Driving the news: Kirchner is running for vice president on a ticket with Alberto Fernández, and the pair received 47% of the vote in Argentina's primary election, far more than expected. That bested current President Mauricio Macri and his running mate, Miguel Ángel Pichetto, who had 33%, and 6 other tandems.
- If the country votes the same way in October's first round of elections, Fernández and Kirchner will win with no need for a run-off election.
Why it matters: Investors fear that outcome could put Argentina's billions of dollars of outstanding debt in jeopardy of default and prompt a renegotiation of the country's $57 billion loan deal with the IMF.
Where it stands: Under Macri, Argentina has fallen into recession and the economy is in what analysts are calling a "Macrisis."

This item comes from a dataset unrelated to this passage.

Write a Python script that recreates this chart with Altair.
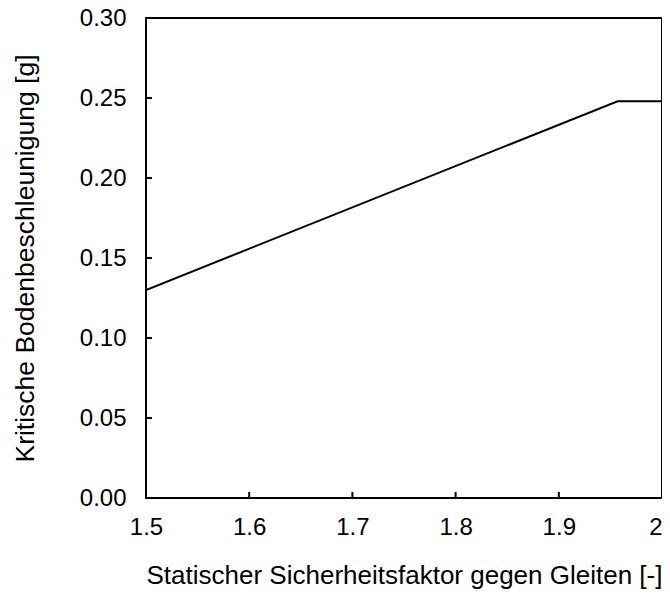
import altair as alt
import pandas as pd

x_vals = [1.5, 1.957, 2.0]
y_vals = [0.13, 0.248, 0.248]
x_ticks = [1.5, 1.6, 1.7, 1.8, 1.9, 2.0]
y_ticks = [0.0, 0.05, 0.10, 0.15, 0.20, 0.25, 0.30]
x_title = "Statischer Sicherheitsfaktor gegen Gleiten [-]"
y_title = "Kritische Bodenbeschleunigung [g]"

W, H = 516, 480
FONT = "Liberation Sans"

line_df = pd.DataFrame({"x": x_vals, "y": y_vals})
xt_df = pd.DataFrame({"x": x_ticks[1:-1]})
yt_df = pd.DataFrame({"y": y_ticks[1:-1]})

xscale = alt.Scale(domain=[1.5, 2.0], nice=False, zero=False)
yscale = alt.Scale(domain=[0.0, 0.30], nice=False)

line = alt.Chart(line_df).mark_line(color="black", strokeWidth=2, clip=True).encode(
    x=alt.X("x:Q", scale=xscale,
            axis=alt.Axis(title=x_title, values=x_ticks, domain=False, ticks=False, grid=False,
                          labelExpr="datum.value == 2 ? '2' : format(datum.value, '.1f')",
                          labelFlush=False,
                          labelAlign={"expr": "datum.value == 2 ? 'right' : 'center'"},
                          labelFontSize=24, labelFont=FONT, labelColor="black", labelPadding=17,
                          titleFontSize=26, titleFont=FONT, titleFontWeight="normal", titleColor="black",
                          titlePadding=23)),
    y=alt.Y("y:Q", scale=yscale,
            axis=alt.Axis(title=y_title, values=y_ticks, domain=False, ticks=False, grid=False,
                          format=".2f", labelFlush=False,
                          labelFontSize=24, labelFont=FONT, labelColor="black", labelPadding=20,
                          titleFontSize=26.5, titleFont=FONT, titleFontWeight="normal", titleColor="black",
                          titlePadding=40)),
)

xt = alt.Chart(xt_df).mark_rule(color="black", strokeWidth=2).encode(
    x=alt.X("x:Q", scale=xscale), y=alt.value(H), y2=alt.value(H - 6))
yt = alt.Chart(yt_df).mark_rule(color="black", strokeWidth=2).encode(
    y=alt.Y("y:Q", scale=yscale), x=alt.value(0), x2=alt.value(6))

chart = alt.layer(line, xt, yt).properties(
    width=W, height=H,
    autosize=alt.AutoSizeParams(type="none"),
    padding={"left": 138, "top": 10, "right": 0, "bottom": 92},
).configure(background="white").configure_view(stroke="black", strokeWidth=2)

chart.save("out.html", embed_options={"renderer": "svg", "actions": False})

- Inflation is being choked off slowly by the central bank's unconventional monetary policies, and it is expected to grow at just 34% this year, but that may be too little too late.
- The country's GDP shrank 6% year-over-year in the first quarter.
- Its steadily increasing poverty rate hit 32% in 2018.
- The unemployment rate rose above 10% for the first time in at least a decade in Q1.
- Argentina's peso fell 5% against the dollar after Sunday's election results, Reuters reported. It most recently traded at higher than 48 per dollar, about triple the rate when Macri took over as president and its weakest level ever.